Fire Risk Assessment explained
As the responsible person you must carry out and regularly review a fire risk assessment of the premises. This will identify what you need to do to prevent fire and keep people safe.
You must keep a written record of your fire risk assessment if your business has 5 or more people.
Carrying out the assessment
Identify the fire hazards.
Identify people at risk.
Evaluate, remove or reduce the risks.
Record your findings, prepare an emergency plan and provide training.
Review and update the fire risk assessment regularly.
The fire safety risk assessment chart gives more detailed information about these steps.
You’ll need to consider:
- emergency routes and exits
- fire detection and warning systems
- fire fighting equipment
- the removal or safe storage of dangerous substances
- an emergency fire evacuation plan
- the needs of vulnerable people, eg the elderly, young children or those with disabilities
- providing information to employees and other people on the premises
- staff fire safety training
Read the government’s guidance on:
- making your premises safe
- having paying guests (eg bed and breakfast or self-catering accommodation owners)
- fire escape facilities for disabled people
- how to make detailed risk assessment documents for different types of premises
- fire safety in purpose-built flats and other types of housing
Fire safety risk assessment guides
The Health and Safety Executive (HSE) have separate guidance about carrying out risk assessments if you work in construction.
You can download the following guides on fire safety risk assessments in:
- offices and shops
- factories and warehouses
- sleeping accommodation
- residential care premises
- educational premises
- small and medium places of assembly (holding 300 people or less)
- large places of assembly (holding more than 300 people)
- theatres, cinemas and similar premises
- open air events and venues
- healthcare premises
- animal premises and stables
- transport premises and facilities
Fire safety and evacuation plans
Your plan must show how you have:
- a clear passageway to all escape routes
- clearly marked escape routes that are as short and direct as possible
- enough exits and routes for all people to escape
- emergency doors that open easily
- emergency lighting where needed
- training for all employees to know and use the escape routes
- a safe meeting point for staff
People with mobility needs
You should also make special arrangements for people with mobility needs, eg make sure there are people to help wheelchair users get downstairs if there’s a fire.

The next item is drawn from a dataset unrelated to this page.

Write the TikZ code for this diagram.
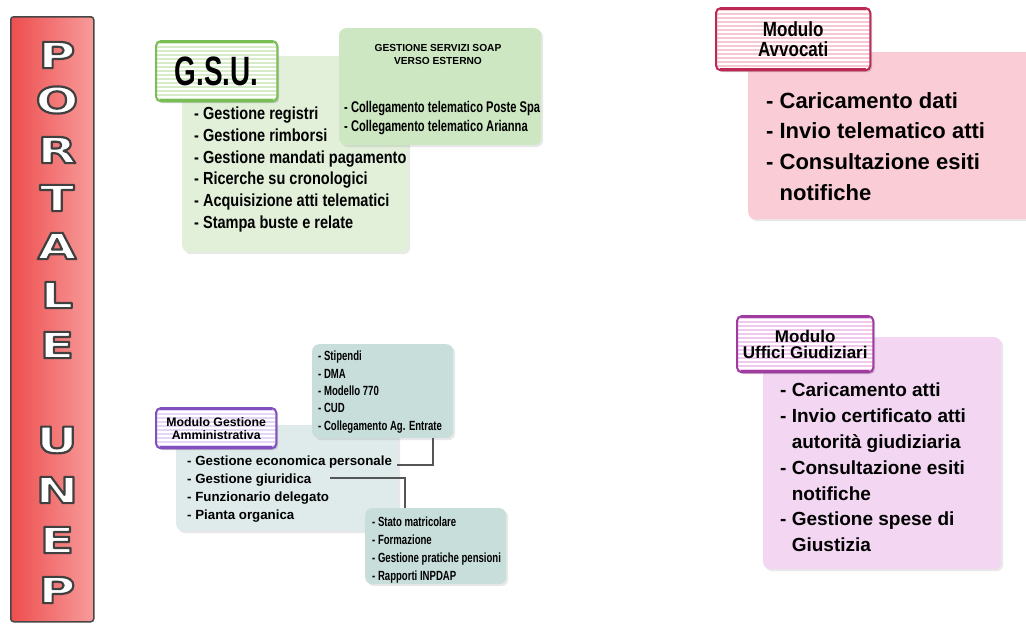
\documentclass[tikz,border=0pt]{standalone}
\usepackage{fontspec}
\setmainfont{Liberation Sans}
\newfontfamily\cA[FakeStretch=0.83]{Liberation Sans}
\newfontfamily\cB[FakeStretch=0.72]{Liberation Sans}
\newfontfamily\cC[FakeStretch=0.68]{Liberation Sans}
\newfontfamily\cL[FakeStretch=1.4]{DejaVu Sans}
\usetikzlibrary{shadows,calc}
\definecolor{barL}{RGB}{238,78,78}
\definecolor{barM}{RGB}{242,92,92}
\definecolor{barR}{RGB}{247,155,155}
\definecolor{edge}{RGB}{70,70,70}
\definecolor{gsuB}{RGB}{226,240,218}
\definecolor{soapB}{RGB}{204,231,194}
\definecolor{gsuE}{RGB}{120,190,85}
\definecolor{gsuS}{RGB}{214,236,200}
\definecolor{avvB}{RGB}{249,204,214}
\definecolor{avvE}{RGB}{190,40,85}
\definecolor{avvS}{RGB}{246,200,212}
\definecolor{uffB}{RGB}{242,214,242}
\definecolor{uffE}{RGB}{160,60,160}
\definecolor{uffS}{RGB}{240,200,236}
\definecolor{ammB}{RGB}{222,235,234}
\definecolor{subB}{RGB}{200,222,219}
\definecolor{ammE}{RGB}{130,80,190}
\definecolor{ammS}{RGB}{228,214,244}
\definecolor{conn}{RGB}{85,85,85}
\tikzset{
  boxbase/.style={rounded corners=7pt, inner sep=0pt, anchor=north west,
    drop shadow={opacity=0.18, shadow xshift=2pt, shadow yshift=-2pt}},
  tabbase/.style={rounded corners=5pt, inner sep=0pt, anchor=north west, fill=white,
    drop shadow={opacity=0.35, shadow xshift=2pt, shadow yshift=-2pt}},
  list/.style={anchor=north west, inner sep=0pt, align=left, text=black},
  letter/.style={inner sep=0pt, font=\cL\bfseries\fontsize{36}{36}\selectfont},
  connector/.style={draw=conn, line width=2.2pt},
}
\newcommand\olt[1]{{\color{white}\special{pdf:literal direct 2 Tr 2.2 w 0.25 G 1 j}#1\special{pdf:literal direct 0 Tr}}}
% name, x, y, w, h, edge color, stripe color
\newcommand\mktab[7]{%
  \node[tabbase, minimum width=#4pt, minimum height=#5pt] (#1) at (#2,#3) {};
  \begin{scope}
    \clip[rounded corners=5pt] (#1.north west) rectangle (#1.south east);
    \foreach \k in {0,...,20} {\fill[#7] ($(#1.north west)+(0,\k*4+1)$) rectangle ++(#4,2);}
  \end{scope}
  \draw[#6, line width=2pt, rounded corners=5pt] (#1.north west) rectangle (#1.south east);
  \draw[#6, line width=2.5pt] ($(#1.south west)+(4,-1.5)$) -- ($(#1.south east)+(-4,-1.5)$);
  \draw[#6, line width=1.5pt] ($(#1.north west)+(4,1.5)$) -- ($(#1.north east)+(-4,1.5)$);
}
\begin{document}
\begin{tikzpicture}[x=1pt,y=-1pt]
\useasboundingbox[fill=white] (0,0) rectangle (1026,624);

% ---- left bar ----
\node[draw=edge, line width=1.5pt, rounded corners=3pt, inner sep=0pt, anchor=north west,
  left color=barL, middle color=barM, right color=barR,
  minimum width=83pt, minimum height=605pt] (bar) at (10,16) {};
\foreach \c/\yy [count=\i] in {P/55,O/100,R/150,T/198,A/246,L/295,E/345,U/440,N/490,E/540,P/590}
  {\node[letter] (L\i) at (57,\yy) {\olt{\c}};}

% ---- GSU ----
\node[boxbase, fill=gsuB, minimum width=226pt, minimum height=196pt] (gsubody) at (182,56) {};
\node[boxbase, fill=soapB, minimum width=202pt, minimum height=117pt] (soap) at (339,28) {};
\mktab{gsutab}{156}{41}{121}{60}{gsuE}{gsuS}
\node[inner sep=0pt, font=\cC\bfseries\fontsize{41}{41}\selectfont] (gsulbl) at (gsutab.center) {G.S.U.};
\node[list, font=\cA\bfseries\fontsize{17.5}{21.7}\selectfont] (gsulist) at (194,107) {%
- Gestione registri\\
- Gestione rimborsi\\
- Gestione mandati pagamento\\
- Ricerche su cronologici\\
- Acquisizione atti telematici\\
- Stampa buste e relate};
\node[inner sep=0pt, align=center, font=\bfseries\fontsize{10.2}{13}\selectfont] (soaptitle) at (438,54) {GESTIONE SERVIZI SOAP\\VERSO ESTERNO};
\node[list, font=\cB\bfseries\fontsize{15.5}{19.5}\selectfont] (soaplist) at (344,101) {%
- Collegamento telematico Poste Spa\\
- Collegamento telematico Arianna};

% ---- Avvocati ----
\node[boxbase, fill=avvB, minimum width=290pt, minimum height=167pt] (avvbody) at (748,52) {};
\mktab{avvtab}{716}{8}{154}{62}{avvE}{avvS}
\node[inner sep=0pt, align=center, font=\cA\bfseries\fontsize{20.5}{19.5}\selectfont] (avvlbl) at (avvtab.center) {Modulo\\Avvocati};
\node[list, font=\bfseries\fontsize{22}{30.7}\selectfont] (avvlist) at (766,92) {%
- Caricamento dati\\
- Invio telematico atti\\
- Consultazione esiti\\
\phantom{- }notifiche};

% ---- Uffici Giudiziari ----
\node[boxbase, fill=uffB, minimum width=238pt, minimum height=232pt] (uffbody) at (763,337) {};
\mktab{ufftab}{737}{316}{136}{56}{uffE}{uffS}
\node[inner sep=0pt, align=center, font=\bfseries\fontsize{17}{16.5}\selectfont] (ufflbl) at (ufftab.center) {Modulo\\Uffici Giudiziari};
\node[list, font=\bfseries\fontsize{19}{25.8}\selectfont] (ufflist) at (780,383) {%
- Caricamento atti\\
- Invio certificato atti\\
\phantom{- }autorità giudiziaria\\
- Consultazione esiti\\
\phantom{- }notifiche\\
- Gestione spese di\\
\phantom{- }Giustizia};

% ---- Gestione Amministrativa ----
\node[boxbase, fill=ammB, minimum width=222pt, minimum height=106pt] (ammbody) at (176,425) {};
\node[boxbase, fill=subB, minimum width=141pt, minimum height=94pt] (stip) at (312,344) {};
\node[boxbase, fill=subB, minimum width=141pt, minimum height=76pt] (stato) at (365,508) {};
\mktab{ammtab}{156}{408}{120}{40}{ammE}{ammS}
\node[inner sep=0pt, align=center, font=\bfseries\fontsize{12.3}{12.8}\selectfont] (ammlbl) at (ammtab.center) {Modulo Gestione\\Amministrativa};
\node[list, font=\bfseries\fontsize{13.3}{18}\selectfont] (ammlist) at (187,456) {%
- Gestione economica personale\\
- Gestione giuridica\\
- Funzionario delegato\\
- Pianta organica};
\node[list, font=\cB\bfseries\fontsize{13.3}{17.3}\selectfont] (stiplist) at (318,351) {%
- Stipendi\\
- DMA\\
- Modello 770\\
- CUD\\
- Collegamento Ag. Entrate};
\node[list, font=\cB\bfseries\fontsize{13.3}{18}\selectfont] (statolist) at (372,517) {%
- Stato matricolare\\
- Formazione\\
- Gestione pratiche pensioni\\
- Rapporti INPDAP};

% ---- connectors ----
\coordinate (e1) at (397,465);
\coordinate (e2) at (330,478);
\draw[connector] (e1) -| ([xshift=121pt]stip.south west);
\draw[connector] (e2) -| ([xshift=40pt]stato.north west);
\end{tikzpicture}
\end{document}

Fire safety equipment, drills and training
Fire detection and warning systems
You must have a fire detection and warning system. You may need different types of detectors, depending on the type of building and the work carried out in it.
Fire fighting equipment
The types of equipment you need depend on your business premises. You’ll need to have any equipment properly installed, tested and maintained and train your staff to use them if necessary.
Maintenance and testing
You must carry out regular checks to make sure that:
- all fire alarm systems are working
- the emergency lighting is working
- you record any faults in systems and equipment
- all escape routes are clear and the floor is in good condition
- all fire escapes can be opened easily
- automatic fire doors close correctly
- fire exit signs are in the right place
Fire drills and training
You need to train new staff when they start work and tell all employees about any new fire risks.
You should carry out at least one fire drill per year and record the results. You must keep the results as part of your fire safety and evacuation plan.